Earlier this month, the International Consortium of International Journalists published over 200,000 confidential documents from the offices of Conyers Dill & Pearman, a Bermuda-based law firm that allegedly aids large Western businesses to set up letterbox companies in Mauritius aimed at making tax-motivated investments in Africa and Asia.
Not surprisingly, the leak has reignited the debate on multinational tax avoidance and how businesses use tax-friendly jurisdictions to channel funds from one country to another in order to minimise their overall corporate tax liability.
The ‘Mauritius Leaks’ comprise names of some of the most popular brands in India and globally. Pertinently, the leaks cannot and do not conclusively establish any wrongdoing on the part of these businesses, and the tax arrangements in question need to be examined in view of the provisions of the Income Tax Act and the relevant double taxation avoidance agreements.
The India-Mauritius tax treaty has been a subject matter of controversy and debate ever since it was signed over 30 years ago. Before 2017, Article 13(4) of the tax treaty exempted capital gains arising from sale of shares in an Indian company at the hands of Mauritian residents.
And the effective capital gains tax rate in Mauritius was zero per cent, which is why a majority of the largest foreign incorporated corporations that invested in India over the last decade did so through Mauritius.
The capital gains exemption in the treaty was plugged in 2017, paving the way for India to levy capital gains tax involving sale of shares in an Indian company. However, till date, the tax treaty does not contain a general anti-abuse clause to tackle round tripping of funds or treaty-shopping arrangements.
While India’s tax treaty with Mauritius contains provisions for exchange of tax information, any information requested has to be “foreseeably relevant” for giving effect to the tax treaty or the Income Tax Act.
A blind or fishing expedition is thus not permitted. In the absence of extensive, worldwide information-sharing network, wealth is usually not repatriated to India where it belongs, but shifted to new, non-collaborating secrecy jurisdictions.
As part of the base erosion and profit shifting (BEPS) project, the OECD recommended that countries adopt a principal purpose test in their tax treaties to deny inappropriate treaty benefits.
Both India and Mauritius have signed the OECD’s Multilateral Instrument (MLI) designed to implement some of the BEPS recommendations. However, Mauritius has conveniently kept India outside the network of tax treaties that are covered under the MLI.

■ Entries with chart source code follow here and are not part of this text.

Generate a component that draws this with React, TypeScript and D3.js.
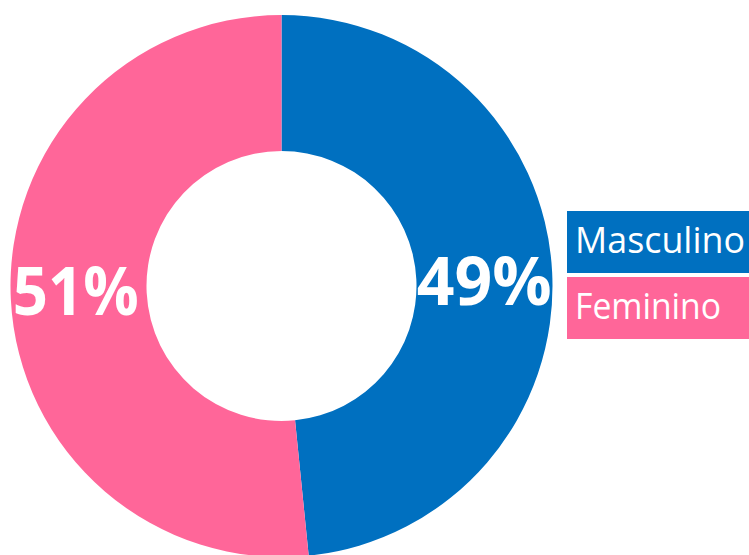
import React from "react";
import * as d3 from "d3";

const categories = ["Masculino", "Feminino"];
const values = [48.4, 51.6];
const labels = ["49%", "51%"];
const colors = ["#0070C0", "#FF6699"];

const W = 749;
const H = 555;

export default function App() {
  const cx = 281.5;
  const cy = 286;
  const outerR = 271;
  const innerR = 135;
  const pie = d3.pie<number>().sort(null).value((d) => d);
  const arcs = pie(values);
  const arcGen = d3.arc<d3.PieArcDatum<number>>().innerRadius(innerR).outerRadius(outerR);

  const legendX = 567;
  const legendY = [211, 277];
  const legendH = 62;

  return (
    <svg
      width={W}
      height={H}
      style={{ position: "absolute", left: 0, top: 0, background: "#fff" }}
    >
      <g transform={`translate(${cx},${cy})`}>
        {arcs.map((a, i) => (
          <path key={i} d={arcGen(a) || ""} fill={colors[i]} />
        ))}
        {arcs.map((a, i) => {
          const [x, y] = arcGen.centroid(a);
          return (
            <text
              key={"l" + i}
              x={i === 0 ? x : x - 3}
              y={i === 0 ? y + 3 : y - 7}
              textAnchor="middle"
              dominantBaseline="central"
              fill="#fff"
              fontFamily="'Open Sans', 'Noto Sans', sans-serif"
              fontWeight="bold"
              fontSize={66}
              textLength={i === 0 ? 135 : 126}
              lengthAdjust="spacingAndGlyphs"
            >
              {labels[i]}
            </text>
          );
        })}
      </g>
      {categories.map((c, i) => (
        <g key={c}>
          <rect x={legendX} y={legendY[i]} width={W - legendX} height={legendH} fill={colors[i]} />
          <text
            x={575}
            y={legendY[i] + 42}
            fill="#fff"
            fontFamily="'Open Sans', 'Noto Sans', sans-serif"
            fontSize={36}
            textLength={i === 0 ? 170 : 146}
            lengthAdjust="spacingAndGlyphs"
          >
            {c}
          </text>
        </g>
      ))}
    </svg>
  );
}
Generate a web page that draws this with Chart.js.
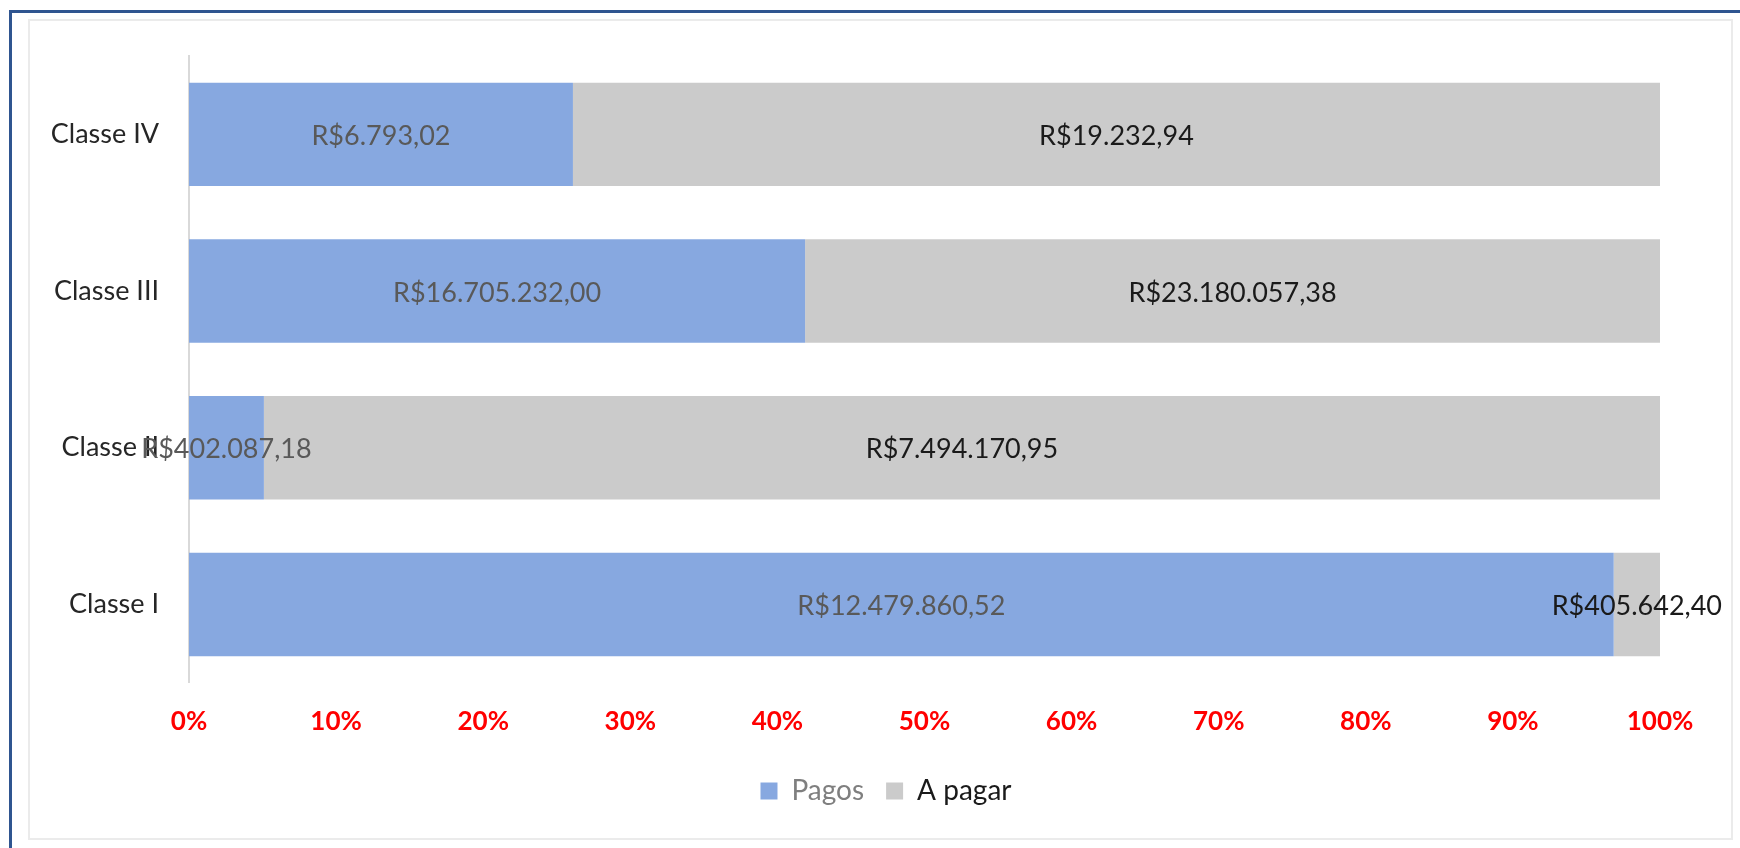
<!DOCTYPE html>
<html>
<head>
<meta charset="utf-8">
<script src="https://cdn.jsdelivr.net/npm/chart.js@4"></script>
<style>
    html, body { margin: 0; padding: 0; background: #fff; }
    body { width: 1740px; height: 848px; position: relative; overflow: hidden; }
    #frame { position: absolute; left: 9px; top: 10px; width: 1760px; height: 860px;
             border-left: 3px solid #2f5590; border-top: 3px solid #2f5590; }
    #box { position: absolute; left: 28px; top: 19px; width: 1701px; height: 817px;
           border: 2px solid #ebebeb; }
    #wrap { position: absolute; left: 0; top: 0; width: 1740px; height: 848px; }
</style>
</head>
<body>
<div id="frame"></div>
<div id="box"></div>
<div id="wrap"><canvas id="barChart"></canvas></div>
<script>
const classes = ['Classe I', 'Classe II', 'Classe III', 'Classe IV'];
const pagos = [12479860.52, 402087.18, 16705232.00, 6793.02];
const aPagar = [405642.40, 7494170.95, 23180057.38, 19232.94];
const xTicks = [0, 10, 20, 30, 40, 50, 60, 70, 80, 90, 100];

const totals = pagos.map((v, i) => v + aPagar[i]);
const pct = arr => arr.map((v, i) => v / totals[i] * 100);

function brl(v) {
    const parts = v.toFixed(2).split('.');
    const int = parts[0].replace(/\B(?=(\d{3})+(?!\d))/g, '.');
    return 'R$' + int + ',' + parts[1];
}

const FONT = 'Lato, "Open Sans", sans-serif';
const labelColors = ['#595959', '#1a1a1a'];
const rawValues = [pagos, aPagar];

// labels drawn in the middle of each segment
const valueLabels = {
    id: 'valueLabels',
    afterDatasetsDraw(chart) {
        const c = chart.ctx;
        c.save();
        c.font = '27px ' + FONT;
        c.textBaseline = 'middle';
        c.textAlign = 'center';
        chart.data.datasets.forEach((ds, di) => {
            const meta = chart.getDatasetMeta(di);
            meta.data.forEach((bar, i) => {
                const txt = brl(rawValues[di][i]);
                const w = c.measureText(txt).width;
                let x = (bar.x + bar.base) / 2;
                const maxRight = chart.width - 18;
                if (x + w / 2 > maxRight) x = maxRight - w / 2;
                c.fillStyle = labelColors[di];
                c.fillText(txt, x, bar.y + 2);
            });
        });
        c.restore();
    }
};

// legend sits a bit right of the canvas centre
const legendShift = {
    id: 'legendShift',
    afterLayout(chart) {
        chart.legend.left += 56;
        chart.legend.right += 56;
    }
};

const ctx = document.getElementById('barChart').getContext('2d');
const barChart = new Chart(ctx, {
    type: 'bar',
    data: {
        labels: classes,
        datasets: [
            {
                label: 'Pagos',
                data: pct(pagos),
                backgroundColor: '#87a8e0',
                barPercentage: 0.66,
                categoryPercentage: 1
            },
            {
                label: 'A pagar',
                data: pct(aPagar),
                backgroundColor: '#cbcbcb',
                barPercentage: 0.66,
                categoryPercentage: 1
            }
        ]
    },
    options: {
        indexAxis: 'y',
        responsive: true,
        maintainAspectRatio: false,
        animation: false,
        layout: { padding: { top: 56, right: 80, left: 0, bottom: 33 } },
        scales: {
            x: {
                stacked: true,
                min: 0,
                max: 100,
                afterBuildTicks: s => { s.ticks = xTicks.map(v => ({ value: v })); },
                afterFit: s => { s.height += 3; },
                grid: { display: false },
                border: { display: false },
                ticks: {
                    padding: 15,
                    color: '#ff0000',
                    font: { family: FONT, size: 26, weight: 'bold' },
                    callback: v => v + '%'
                }
            },
            y: {
                stacked: true,
                reverse: true,
                afterFit: s => { s.width = 189; },
                grid: { display: false, drawTicks: false },
                border: { display: true, color: '#d9d9d9', width: 2 },
                ticks: {
                    padding: 30,
                    color: '#262626',
                    font: { family: FONT, size: 27 }
                }
            }
        },
        plugins: {
            legend: {
                position: 'bottom',
                labels: {
                    boxWidth: 17,
                    boxHeight: 17,
                    padding: 22,
                    font: { family: FONT, size: 28 },
                    generateLabels: chart => chart.data.datasets.map((ds, i) => ({
                        text: ds.label,
                        fillStyle: ds.backgroundColor,
                        strokeStyle: ds.backgroundColor,
                        lineWidth: 0,
                        fontColor: i === 0 ? '#7f7f7f' : '#1a1a1a',
                        datasetIndex: i
                    }))
                }
            },
            tooltip: { enabled: false }
        }
    },
    plugins: [valueLabels, legendShift]
});
</script>
</body>
</html>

It is, therefore, vital for India to put pressure on Mauritius and renegotiate its tax treaty to include a principal purpose test to deny tax arrangements that do not have any genuine commercial substance and are primarily meant to obtain a treaty benefit. In the absence of such a provision, Indian courts, who are bound by the principle of pacta sunt servanda (agreements must be kept), would be hesitant to endorse claims of treaty abuse.
It is true that some of these arrangements would get captured under the newly incorporated general anti-avoidance rule (GAAR) in the Income Tax Act. However, India’s domestic GAAR is narrower that the OECD-recommended “principal purpose test” as GAAR uses the “main purpose” test.
Under the principal purpose test, the tax authority may deny tax benefits if obtaining a tax benefit was “one of the principal purposes” of a tax arrangement.
Besides, the safeguards available under the Income Tax Act before invoking GAAR are not available in case of the principal purpose test.
By and large, it is the global industry of tax advisers such as accounting firms, law firms, banks who assist businesses in aggressive international tax avoidance. The existence of a wide tax treaty network comes handy to achieve the desired tax outcome.
One effective way to strengthen India’s tax administration in this regard is to supplement India’s domestic GAAR regime with a mandatory tax disclosure regime for tax advisers. Countries such as the United Kingdom, South Africa, Canada, among others, already have in place detailed tax disclosure rules for tax advisers.
It is necessary for India to mull over a range of policy options to target corporate tax avoidance and allocate separate funds for addressing challenges faced by tax officers in enforcing anti-abuse rules.
We have some serious catching up to do on the long-awaited corporate tax reform in the coming years.